> **Exercise task**: Each record below should be output verbatim, without pictures.

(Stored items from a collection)
▬▬▬▬▬▬▬▬▬▬

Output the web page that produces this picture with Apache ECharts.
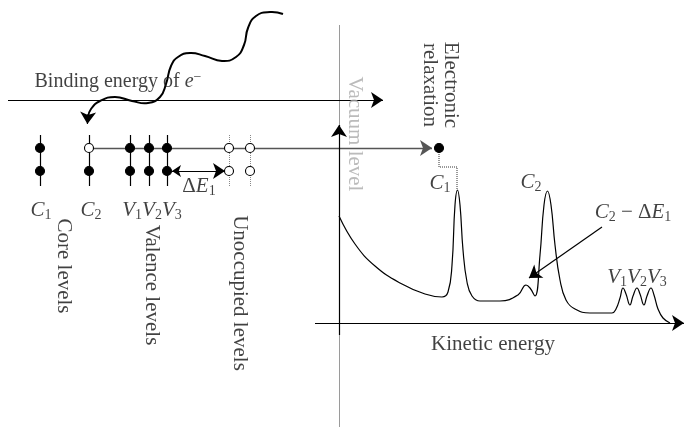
<!DOCTYPE html>
<html><head><meta charset="utf-8">
<script src="https://cdn.jsdelivr.net/npm/echarts@6/dist/echarts.min.js"></script>
<style>html,body{margin:0;padding:0;background:#fff}#c{width:685px;height:427px}</style>
</head><body><div id="c"></div>
<script>
// ---- data (diagram units = picture pixels) ----
const levelNames = ['C1', 'C2', 'V1', 'V2', 'V3'];
const levelX = [40, 89, 130, 149, 167];
const upperFilled = [true, false, true, true, true];
const lowerFilled = [true, true, true, true, true];
const unoccupiedX = [229, 250];
const upperY = 148;
const lowerY = 171;
// photoelectron spectrum (kinetic energy, intensity drawn downward)
const specX = [339, 355, 375, 400, 425, 442, 448, 452, 455, 457.5, 460, 463, 467, 472, 480, 500, 518, 526, 530, 535, 540, 544, 547.5, 551, 555, 560, 566, 575, 590, 612, 616, 620, 623, 626, 630, 633, 637, 640, 644, 647, 651, 654, 658, 663, 670];
const specY = [216, 244, 266, 283, 294, 297, 292, 265, 205, 190, 205, 250, 282, 296, 301, 301, 295, 285, 288, 296, 255, 205, 191, 205, 245, 280, 300, 309, 313, 313, 309, 298, 288, 294, 305, 296, 288, 294, 305, 296, 288, 295, 309, 318, 323];
// wavy photon
const waveX = [283, 270, 256, 248, 244, 236, 222, 205, 190, 178, 171, 166, 160, 148, 132, 115, 100, 91, 88];
const waveY = [14, 12, 16, 28, 45, 57, 61, 56, 53, 57, 66, 84, 97, 103, 101, 97, 101, 109, 117];

const serif = '"Liberation Serif", "DejaVu Serif", serif';
const ink = '#111';
const rich = {
  r: {fontFamily: serif, fontSize: 21, color: ink},
  b: {fontFamily: serif, fontSize: 20, color: ink},
  bi: {fontFamily: serif, fontSize: 20, fontStyle: 'italic', color: ink},
  i: {fontFamily: serif, fontSize: 21, fontStyle: 'italic', color: ink},
  s: {fontFamily: serif, fontSize: 14, color: ink, padding: [10, 0, 0, 0]},
  p: {fontFamily: serif, fontSize: 14, color: ink, padding: [0, 0, 10, 0]},
  g: {fontFamily: serif, fontSize: 21, color: '#aaa'}
};
function lbl(x, y, text, rotate) {
  return {value: [x, y], label: {show: true, position: 'inside', formatter: text, rotate: rotate || 0, rich: rich, align: 'center', verticalAlign: 'middle'}};
}
function sym(n) { return '{i|' + n[0] + '}{s|' + n.slice(1) + '}'; }

const dots = [];
levelX.forEach((x, k) => {
  dots.push({value: [x, upperY], itemStyle: {color: upperFilled[k] ? '#000' : '#fff'}});
  dots.push({value: [x, lowerY], itemStyle: {color: lowerFilled[k] ? '#000' : '#fff'}});
});
unoccupiedX.forEach(x => {
  dots.push({value: [x, upperY], itemStyle: {color: '#fff'}});
  dots.push({value: [x, lowerY], itemStyle: {color: '#fff'}});
});

const arrowLines = [
  {coords: [[8, 100], [383, 100]]},
  {coords: [[315, 323], [684, 323]]},
  {coords: [[339, 335], [339, 125]]},
  {coords: [[602, 227], [529, 278]]},
  {coords: [[88, 114], [87.4, 124]]}
];

const chart = echarts.init(document.getElementById('c'));
chart.setOption({
  animation: false,
  backgroundColor: '#fff',
  grid: {left: 0, right: 0, top: 0, bottom: 0},
  xAxis: {type: 'value', min: 0, max: 685, show: false},
  yAxis: {type: 'value', min: 0, max: 427, inverse: true, show: false},
  series: [
    {type: 'lines', coordinateSystem: 'cartesian2d', z: 1, silent: true,
     lineStyle: {color: '#9a9a9a', width: 1, opacity: 1},
     data: [{coords: [[339, 25], [339, 427]]}]},
    {type: 'lines', coordinateSystem: 'cartesian2d', z: 2, silent: true,
     lineStyle: {color: '#000', width: 1.2, opacity: 1},
     data: levelX.map(x => ({coords: [[x, 135], [x, 186]]}))},
    {type: 'lines', coordinateSystem: 'cartesian2d', z: 2, silent: true,
     lineStyle: {color: '#888', width: 1, type: 'dotted', opacity: 1},
     data: unoccupiedX.map(x => ({coords: [[x, 135], [x, 187]]}))},
    {type: 'lines', coordinateSystem: 'cartesian2d', z: 2, silent: true,
     symbol: ['none', 'arrow'], symbolSize: [9, 12],
     lineStyle: {color: '#555', width: 1.3, opacity: 1},
     data: [{coords: [[89, upperY], [432, upperY]]}]},
    {type: 'lines', coordinateSystem: 'cartesian2d', z: 3, silent: true,
     symbol: ['none', 'arrow'], symbolSize: [9, 12],
     lineStyle: {color: '#000', width: 1.2, opacity: 1},
     data: arrowLines},
    {type: 'lines', coordinateSystem: 'cartesian2d', z: 3, silent: true,
     symbol: ['arrow', 'arrow'], symbolSize: [9, 12],
     lineStyle: {color: '#000', width: 1.2, opacity: 1},
     data: [{coords: [[172, lowerY], [225, lowerY]]}]},
    {type: 'lines', coordinateSystem: 'cartesian2d', polyline: true, z: 2, silent: true,
     lineStyle: {color: '#333', width: 1, type: 'dotted', opacity: 1},
     data: [{coords: [[439, 148], [439, 167], [457, 167], [457, 190]]}]},
    // wavy photon drawn as one smooth polyline through its points
    {type: 'custom', z: 4, silent: true,
     data: waveX.map((x, k) => [x, waveY[k]]),
     encode: {x: 0, y: 1},
     renderItem: function (params, api) {
       if (params.dataIndex !== 0) return null;
       const pts = waveX.map((x, k) => api.coord([x, waveY[k]]));
       return {type: 'polyline', shape: {points: pts, smooth: 0.5},
               style: {stroke: '#000', lineWidth: 2, fill: null}};
     }},
    {type: 'line', smooth: 0.45, symbol: 'none', z: 3, silent: true,
     lineStyle: {color: '#000', width: 1.2},
     data: specX.map((x, k) => [x, specY[k]])},
    {type: 'scatter', symbol: 'circle', symbolSize: 9, z: 5, silent: true,
     itemStyle: {borderColor: '#000', borderWidth: 1.1, opacity: 1},
     data: dots.concat([{value: [439, 148], itemStyle: {color: '#000'}}])},
    {type: 'scatter', symbolSize: 0, z: 6, silent: true,
     data: [
       lbl(118, 82, '{b|Binding energy of }{bi|e}{p|−}'),
       lbl(41, 210, sym('C1')),
       lbl(91, 210, sym('C2')),
       lbl(152, 210, sym('V1') + sym('V2') + sym('V3')),
       lbl(199, 186, '{r|Δ}' + sym('E1')),
       lbl(64, 266, '{r|Core levels}', -90),
       lbl(152, 285, '{r|Valence levels}', -90),
       lbl(240, 293, '{r|Unoccupied levels}', -90),
       lbl(355, 134, '{g|Vacuum level}', -90),
       lbl(440, 85, '{r|Electronic}\n{r|relaxation}', -90),
       lbl(440, 183, sym('C1')),
       lbl(531, 182, sym('C2')),
       lbl(633, 212, sym('C2') + '{r| − Δ}' + sym('E1')),
       lbl(637, 277, sym('V1') + sym('V2') + sym('V3')),
       lbl(493, 344, '{r|Kinetic energy}')
     ]}
  ]
});
</script></body></html>
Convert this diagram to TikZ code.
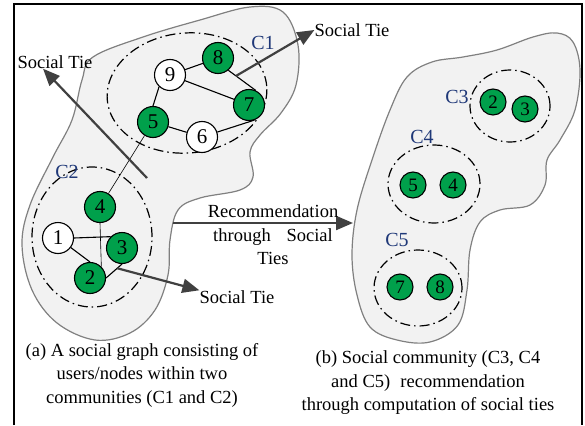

▬▬▬▬▬▬▬▬▬▬

> **Output for this task**:
Output the web page that produces this picture with Apache ECharts.
<!DOCTYPE html>
<html><head><meta charset="utf-8">
<script src="https://cdn.jsdelivr.net/npm/echarts@6/dist/echarts.min.js"></script>
<style>html,body{margin:0;padding:0;background:#fff}#c{width:685px;height:427px}</style>
</head><body><div id="c"></div>
<script>
// ---- data (diagram units = picture pixels) ----
const levelNames = ['C1', 'C2', 'V1', 'V2', 'V3'];
const levelX = [40, 89, 130, 149, 167];
const upperFilled = [true, false, true, true, true];
const lowerFilled = [true, true, true, true, true];
const unoccupiedX = [229, 250];
const upperY = 148;
const lowerY = 171;
// photoelectron spectrum (kinetic energy, intensity drawn downward)
const specX = [339, 355, 375, 400, 425, 442, 448, 452, 455, 457.5, 460, 463, 467, 472, 480, 500, 518, 526, 530, 535, 540, 544, 547.5, 551, 555, 560, 566, 575, 590, 612, 616, 620, 623, 626, 630, 633, 637, 640, 644, 647, 651, 654, 658, 663, 670];
const specY = [216, 244, 266, 283, 294, 297, 292, 265, 205, 190, 205, 250, 282, 296, 301, 301, 295, 285, 288, 296, 255, 205, 191, 205, 245, 280, 300, 309, 313, 313, 309, 298, 288, 294, 305, 296, 288, 294, 305, 296, 288, 295, 309, 318, 323];
// wavy photon
const waveX = [283, 270, 256, 248, 244, 236, 222, 205, 190, 178, 171, 166, 160, 148, 132, 115, 100, 91, 88];
const waveY = [14, 12, 16, 28, 45, 57, 61, 56, 53, 57, 66, 84, 97, 103, 101, 97, 101, 109, 117];

const serif = '"Liberation Serif", "DejaVu Serif", serif';
const ink = '#111';
const rich = {
  r: {fontFamily: serif, fontSize: 21, color: ink},
  b: {fontFamily: serif, fontSize: 20, color: ink},
  bi: {fontFamily: serif, fontSize: 20, fontStyle: 'italic', color: ink},
  i: {fontFamily: serif, fontSize: 21, fontStyle: 'italic', color: ink},
  s: {fontFamily: serif, fontSize: 14, color: ink, padding: [10, 0, 0, 0]},
  p: {fontFamily: serif, fontSize: 14, color: ink, padding: [0, 0, 10, 0]},
  g: {fontFamily: serif, fontSize: 21, color: '#aaa'}
};
function lbl(x, y, text, rotate) {
  return {value: [x, y], label: {show: true, position: 'inside', formatter: text, rotate: rotate || 0, rich: rich, align: 'center', verticalAlign: 'middle'}};
}
function sym(n) { return '{i|' + n[0] + '}{s|' + n.slice(1) + '}'; }

const dots = [];
levelX.forEach((x, k) => {
  dots.push({value: [x, upperY], itemStyle: {color: upperFilled[k] ? '#000' : '#fff'}});
  dots.push({value: [x, lowerY], itemStyle: {color: lowerFilled[k] ? '#000' : '#fff'}});
});
unoccupiedX.forEach(x => {
  dots.push({value: [x, upperY], itemStyle: {color: '#fff'}});
  dots.push({value: [x, lowerY], itemStyle: {color: '#fff'}});
});

const arrowLines = [
  {coords: [[8, 100], [383, 100]]},
  {coords: [[315, 323], [684, 323]]},
  {coords: [[339, 335], [339, 125]]},
  {coords: [[602, 227], [529, 278]]},
  {coords: [[88, 114], [87.4, 124]]}
];

const chart = echarts.init(document.getElementById('c'));
chart.setOption({
  animation: false,
  backgroundColor: '#fff',
  grid: {left: 0, right: 0, top: 0, bottom: 0},
  xAxis: {type: 'value', min: 0, max: 685, show: false},
  yAxis: {type: 'value', min: 0, max: 427, inverse: true, show: false},
  series: [
    {type: 'lines', coordinateSystem: 'cartesian2d', z: 1, silent: true,
     lineStyle: {color: '#9a9a9a', width: 1, opacity: 1},
     data: [{coords: [[339, 25], [339, 427]]}]},
    {type: 'lines', coordinateSystem: 'cartesian2d', z: 2, silent: true,
     lineStyle: {color: '#000', width: 1.2, opacity: 1},
     data: levelX.map(x => ({coords: [[x, 135], [x, 186]]}))},
    {type: 'lines', coordinateSystem: 'cartesian2d', z: 2, silent: true,
     lineStyle: {color: '#888', width: 1, type: 'dotted', opacity: 1},
     data: unoccupiedX.map(x => ({coords: [[x, 135], [x, 187]]}))},
    {type: 'lines', coordinateSystem: 'cartesian2d', z: 2, silent: true,
     symbol: ['none', 'arrow'], symbolSize: [9, 12],
     lineStyle: {color: '#555', width: 1.3, opacity: 1},
     data: [{coords: [[89, upperY], [432, upperY]]}]},
    {type: 'lines', coordinateSystem: 'cartesian2d', z: 3, silent: true,
     symbol: ['none', 'arrow'], symbolSize: [9, 12],
     lineStyle: {color: '#000', width: 1.2, opacity: 1},
     data: arrowLines},
    {type: 'lines', coordinateSystem: 'cartesian2d', z: 3, silent: true,
     symbol: ['arrow', 'arrow'], symbolSize: [9, 12],
     lineStyle: {color: '#000', width: 1.2, opacity: 1},
     data: [{coords: [[172, lowerY], [225, lowerY]]}]},
    {type: 'lines', coordinateSystem: 'cartesian2d', polyline: true, z: 2, silent: true,
     lineStyle: {color: '#333', width: 1, type: 'dotted', opacity: 1},
     data: [{coords: [[439, 148], [439, 167], [457, 167], [457, 190]]}]},
    // wavy photon drawn as one smooth polyline through its points
    {type: 'custom', z: 4, silent: true,
     data: waveX.map((x, k) => [x, waveY[k]]),
     encode: {x: 0, y: 1},
     renderItem: function (params, api) {
       if (params.dataIndex !== 0) return null;
       const pts = waveX.map((x, k) => api.coord([x, waveY[k]]));
       return {type: 'polyline', shape: {points: pts, smooth: 0.5},
               style: {stroke: '#000', lineWidth: 2, fill: null}};
     }},
    {type: 'line', smooth: 0.45, symbol: 'none', z: 3, silent: true,
     lineStyle: {color: '#000', width: 1.2},
     data: specX.map((x, k) => [x, specY[k]])},
    {type: 'scatter', symbol: 'circle', symbolSize: 9, z: 5, silent: true,
     itemStyle: {borderColor: '#000', borderWidth: 1.1, opacity: 1},
     data: dots.concat([{value: [439, 148], itemStyle: {color: '#000'}}])},
    {type: 'scatter', symbolSize: 0, z: 6, silent: true,
     data: [
       lbl(118, 82, '{b|Binding energy of }{bi|e}{p|−}'),
       lbl(41, 210, sym('C1')),
       lbl(91, 210, sym('C2')),
       lbl(152, 210, sym('V1') + sym('V2') + sym('V3')),
       lbl(199, 186, '{r|Δ}' + sym('E1')),
       lbl(64, 266, '{r|Core levels}', -90),
       lbl(152, 285, '{r|Valence levels}', -90),
       lbl(240, 293, '{r|Unoccupied levels}', -90),
       lbl(355, 134, '{g|Vacuum level}', -90),
       lbl(440, 85, '{r|Electronic}\n{r|relaxation}', -90),
       lbl(440, 183, sym('C1')),
       lbl(531, 182, sym('C2')),
       lbl(633, 212, sym('C2') + '{r| − Δ}' + sym('E1')),
       lbl(637, 277, sym('V1') + sym('V2') + sym('V3')),
       lbl(493, 344, '{r|Kinetic energy}')
     ]}
  ]
});
</script></body></html>
Convert this diagram to TikZ code.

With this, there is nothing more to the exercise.